Across town from Maidan Square, in a bustling bar with live music, Lina Romanukha scrolls through her Instagram profile. It’s filled with collages cut from decade-old magazines and sketches drawn over the past three years. Both, she says, help her cope with the experience of war. 

When Russian troops advanced on Kyiv in February 2022, she fled to her parents’ house in western Ukraine. Within weeks she returned to the capital, convinced she could be more useful here. 

Now 41, the curator and artist describes nights under drone attacks as “Russian roulette.” At first she went to shelters; now she doesn’t bother. “You can’t live like that forever. If it comes to my building, it comes,” she says.   

Her answer to that fatalism: culture. Romanukha curated an exhibition that digitizes Ukraine’s monuments — not only those in Kyiv or Lviv, but also in Crimea, Donbas and other territories now under Russian control.  
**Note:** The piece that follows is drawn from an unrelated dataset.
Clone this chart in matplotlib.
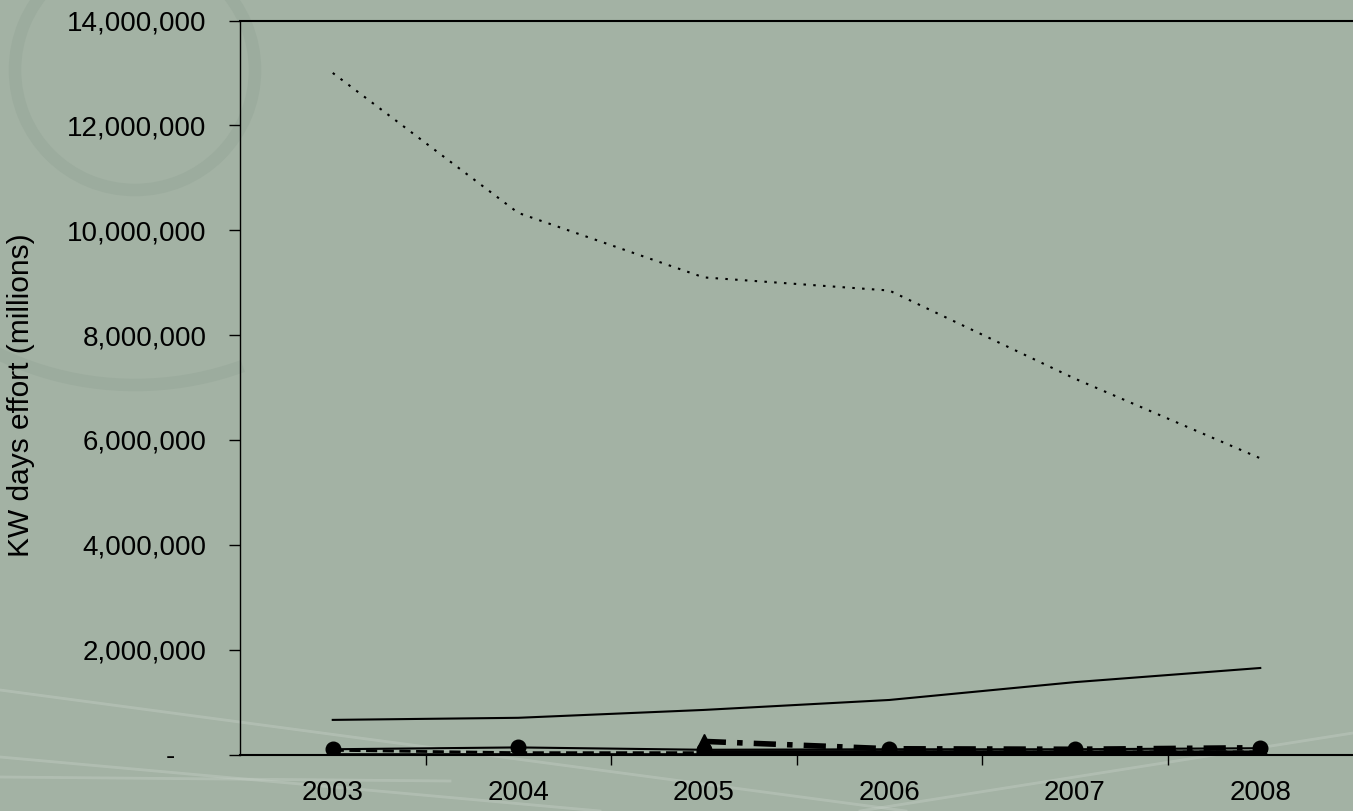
"""KW days effort by year, redrawn from an Excel style line chart."""
import numpy as np
import matplotlib
matplotlib.use('Agg')
from matplotlib import pyplot as plt
from matplotlib.patches import Arc
from matplotlib.lines import Line2D

YEARS = ['2003', '2004', '2005', '2006', '2007', '2008']

# values (KW days)
dotted_vals = [13000000, 10330000, 9100000, 8850000, 7170000, 5650000]
solid_vals = [660000, 700000, 850000, 1040000, 1380000, 1650000]
circle_vals = [100000, 135000, 90000, 100000, 100000, 120000]
dashed_vals = [80000, 35000, 35000, 45000, 45000, 50000]
star_vals = [5000, 5000, 5000, 5000, 5000, 5000]
dashdot_vals = [np.nan, np.nan, 250000, 110000, 100000, 130000]
thick_vals = [np.nan, np.nan, 30000, 30000, 25000, 25000]

Y_TICKS = [0, 2000000, 4000000, 6000000, 8000000, 10000000, 12000000, 14000000]

BG = '#a3b2a4'
FONT = 'Liberation Sans'
TICK_FS = 20

plt.rcParams['font.family'] = [FONT, 'DejaVu Sans']

W, H = 1353, 811
fig = plt.figure(figsize=(W / 100, H / 100), dpi=100)
fig.patch.set_facecolor(BG)

# faint background swirls of the slide template (inches, from bottom left)
for d, t1, t2 in [(2.4, 0, 360), (6.3, 150, 290)]:
    fig.add_artist(Arc((1.35, 7.41), d, d, theta1=t1, theta2=t2,
                       transform=fig.dpi_scale_trans, edgecolor='#9cac9e',
                       lw=9, zorder=-1))
for x0, y0, x1, y1 in [(0, 1.21, 9.06, 0.0), (0, 0.54, 6.0, 0.0),
                       (13.53, 0.78, 8.6, 0.0), (0, 0.34, 4.5, 0.30)]:
    fig.add_artist(Line2D([x0, x1], [y0, y1], transform=fig.dpi_scale_trans,
                          color='#c6d0c7', lw=2, alpha=0.4, zorder=-1))

ax = fig.add_axes([240 / W, 56.5 / H, 1113 / W, 734 / H])
ax.set_facecolor('none')

x = np.arange(len(YEARS))

ax.plot(x, thick_vals, color='black', lw=4, solid_capstyle='butt',
        marker='o', mfc='none', mec='black', ms=10, mew=1.5, markevery=[2])
ax.plot(x, dashdot_vals, color='black', lw=4, linestyle=(0, (4, 2, 1, 2)),
        marker='^', ms=10)
ax.plot(x, dashed_vals, color='black', lw=2, linestyle=(0, (4, 2)))
ax.plot(x, star_vals, color='black', lw=1.2, marker=(6, 2, 0), ms=11, mew=1.5)
ax.plot(x, circle_vals, color='black', lw=1.5, marker='o', ms=10.5)
ax.plot(x, solid_vals, color='black', lw=1.5)
ax.plot(x, dotted_vals, color='black', lw=1.5, linestyle=(0, (1.2, 3.5)))

ax.set_xlim(-0.5, len(YEARS) - 0.5)
ax.set_ylim(0, 14000000)

ax.set_xticks(x)
ax.set_xticklabels(YEARS)
ax.set_xticks(np.arange(0.5, len(YEARS) - 1, 1.0), minor=True)
ax.tick_params(axis='x', which='major', length=0, pad=18, labelsize=TICK_FS)
ax.tick_params(axis='x', which='minor', length=7, width=1, direction='out')

ax.set_yticks(Y_TICKS)
ax.set_yticklabels(['-    '] + ['{:,.0f}'.format(v) for v in Y_TICKS[1:]])
ax.tick_params(axis='y', length=8, width=1, direction='out', pad=16,
               labelsize=TICK_FS)

ax.set_ylabel('KW days effort (millions)', fontsize=21.5)
ax.yaxis.set_label_coords(-0.184, 0.49)

ax.spines['right'].set_visible(False)
ax.spines['left'].set_linewidth(1)
ax.spines['top'].set_linewidth(1.5)
ax.spines['bottom'].set_linewidth(1.5)

plt.savefig('out.png', dpi=100, facecolor=BG)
In the halls of Kyiv’s Pechersk Lavra — the centuries-old monastery that has itself survived wars and sieges — visitors use virtual reality to step into reconstructions of the ancient Greek city of Chersonesus in Sevastopol, wander through the Khan Palace in Bakhchysarai, or stand before the Mariupol drama theater where hundreds were killed in 2022. Each reconstruction is paired with music by Ukrainian composers: It’s Romanukha’s way of insisting culture survives even if the stone and marble do not.   

But for Romanukha, the project is not just about the past. It’s a way of telling Europeans that Ukraine’s heritage is also theirs, that their future belongs together. The very act of placing occupied sites on the map reads like a form of defiance. Russia may hold the land, but the memory — and the claim to Europe — remains Ukrainian. “These monuments are part of European civilization,” Lina says. “If they are erased, Europe loses them too.”  

For all the uncertainty about her country’s future, she calls herself a “blind optimist.” She dreams of a Ukraine restored to its 1991 borders, rebuilt with EU and international help.  

“It’s a dream,” she admits, but one she refuses to let go of.